# [The exercise]
Quote the data below in full, minus the images.

• • • • •

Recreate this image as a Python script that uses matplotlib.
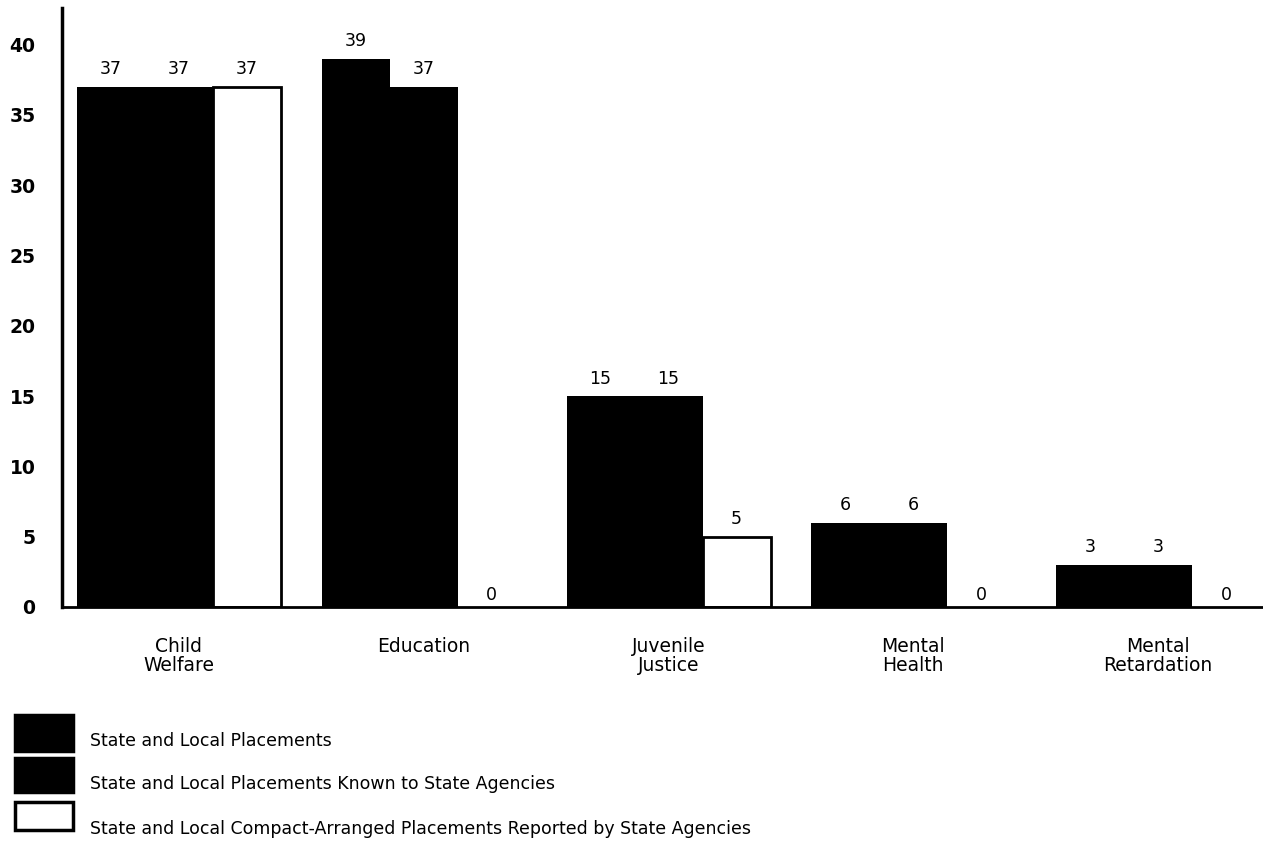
import matplotlib.pyplot as plt
import matplotlib.patches as mpatches
import numpy as np

categories = ["Child\nWelfare", "Education", "Juvenile\nJustice", "Mental\nHealth", "Mental\nRetardation"]
state_local = [37, 39, 15, 6, 3]
known_to_state = [37, 37, 15, 6, 3]
compact_reported = [37, 0, 5, 0, 0]
yticks = [0, 5, 10, 15, 20, 25, 30, 35, 40]

legend_labels = [
    "State and Local Placements",
    "State and Local Placements Known to State Agencies",
    "State and Local Compact-Arranged Placements Reported by State Agencies",
]

plt.rcParams["font.family"] = ["DejaVu Sans"]

fig = plt.figure(figsize=(12.63, 8.46), dpi=100)
ax = fig.add_axes([62 / 1263, 1 - 607 / 846, 1 - 62 / 1263, 599 / 846])

group_step = 3.6
offset = 0.22
width = 1.0
base = np.arange(len(categories)) * group_step + offset

series = [state_local, known_to_state, compact_reported]
faces = ["black", "black", "white"]
for j, (vals, fc) in enumerate(zip(series, faces)):
    x = base + 0.5 + j * width
    for xi, v in zip(x, vals):
        if v > 0:
            ax.bar(xi, v, width=width, color=fc,
                   edgecolor="black" if fc == "white" else fc,
                   linewidth=2 if fc == "white" else 0, zorder=2)
        ax.text(xi, v + 0.6 if v > 0 else 0.2, str(v), ha="center", va="bottom",
                fontsize=12.5, color="black")

ax.set_xlim(0, 1201 / 68)
ax.set_ylim(0, 42.6)
ax.set_yticks(yticks)
ax.set_yticklabels([str(t) for t in yticks], fontsize=13.5, fontweight="bold")
ax.tick_params(axis="y", length=0, pad=19)
ax.set_xticks([])
for s in ["top", "right"]:
    ax.spines[s].set_visible(False)
ax.spines["left"].set_linewidth(2.5)
ax.spines["bottom"].set_linewidth(2)

for b, name in zip(base, categories):
    ax.text(b + 1.5, -2.1, name, ha="center", va="top", fontsize=13.5,
            linespacing=1.05, transform=ax.transData, clip_on=False)

# legend drawn below the chart
sw_y = [715, 758, 802]
sw_h = [36, 34, 28]
txt_y = [741, 784, 829]
for k, lab in enumerate(legend_labels):
    fc = "white" if k == 2 else "black"
    rect = mpatches.Rectangle((15 / 1263, 1 - (sw_y[k] + sw_h[k]) / 846),
                              58 / 1263, sw_h[k] / 846,
                              transform=fig.transFigure, facecolor=fc,
                              edgecolor="black", linewidth=2.5)
    fig.patches.append(rect)
    fig.text(90 / 1263, 1 - txt_y[k] / 846, lab, ha="left", va="center", fontsize=12.5)

fig.savefig("out.png", dpi=100)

• • • • •

# [Answer to this task]
Recreate this image as a Python script that uses matplotlib.
import matplotlib.pyplot as plt
import matplotlib.patches as mpatches
import numpy as np

categories = ["Child\nWelfare", "Education", "Juvenile\nJustice", "Mental\nHealth", "Mental\nRetardation"]
state_local = [37, 39, 15, 6, 3]
known_to_state = [37, 37, 15, 6, 3]
compact_reported = [37, 0, 5, 0, 0]
yticks = [0, 5, 10, 15, 20, 25, 30, 35, 40]

legend_labels = [
    "State and Local Placements",
    "State and Local Placements Known to State Agencies",
    "State and Local Compact-Arranged Placements Reported by State Agencies",
]

plt.rcParams["font.family"] = ["DejaVu Sans"]

fig = plt.figure(figsize=(12.63, 8.46), dpi=100)
ax = fig.add_axes([62 / 1263, 1 - 607 / 846, 1 - 62 / 1263, 599 / 846])

group_step = 3.6
offset = 0.22
width = 1.0
base = np.arange(len(categories)) * group_step + offset

series = [state_local, known_to_state, compact_reported]
faces = ["black", "black", "white"]
for j, (vals, fc) in enumerate(zip(series, faces)):
    x = base + 0.5 + j * width
    for xi, v in zip(x, vals):
        if v > 0:
            ax.bar(xi, v, width=width, color=fc,
                   edgecolor="black" if fc == "white" else fc,
                   linewidth=2 if fc == "white" else 0, zorder=2)
        ax.text(xi, v + 0.6 if v > 0 else 0.2, str(v), ha="center", va="bottom",
                fontsize=12.5, color="black")

ax.set_xlim(0, 1201 / 68)
ax.set_ylim(0, 42.6)
ax.set_yticks(yticks)
ax.set_yticklabels([str(t) for t in yticks], fontsize=13.5, fontweight="bold")
ax.tick_params(axis="y", length=0, pad=19)
ax.set_xticks([])
for s in ["top", "right"]:
    ax.spines[s].set_visible(False)
ax.spines["left"].set_linewidth(2.5)
ax.spines["bottom"].set_linewidth(2)

for b, name in zip(base, categories):
    ax.text(b + 1.5, -2.1, name, ha="center", va="top", fontsize=13.5,
            linespacing=1.05, transform=ax.transData, clip_on=False)

# legend drawn below the chart
sw_y = [715, 758, 802]
sw_h = [36, 34, 28]
txt_y = [741, 784, 829]
for k, lab in enumerate(legend_labels):
    fc = "white" if k == 2 else "black"
    rect = mpatches.Rectangle((15 / 1263, 1 - (sw_y[k] + sw_h[k]) / 846),
                              58 / 1263, sw_h[k] / 846,
                              transform=fig.transFigure, facecolor=fc,
                              edgecolor="black", linewidth=2.5)
    fig.patches.append(rect)
    fig.text(90 / 1263, 1 - txt_y[k] / 846, lab, ha="left", va="center", fontsize=12.5)

fig.savefig("out.png", dpi=100)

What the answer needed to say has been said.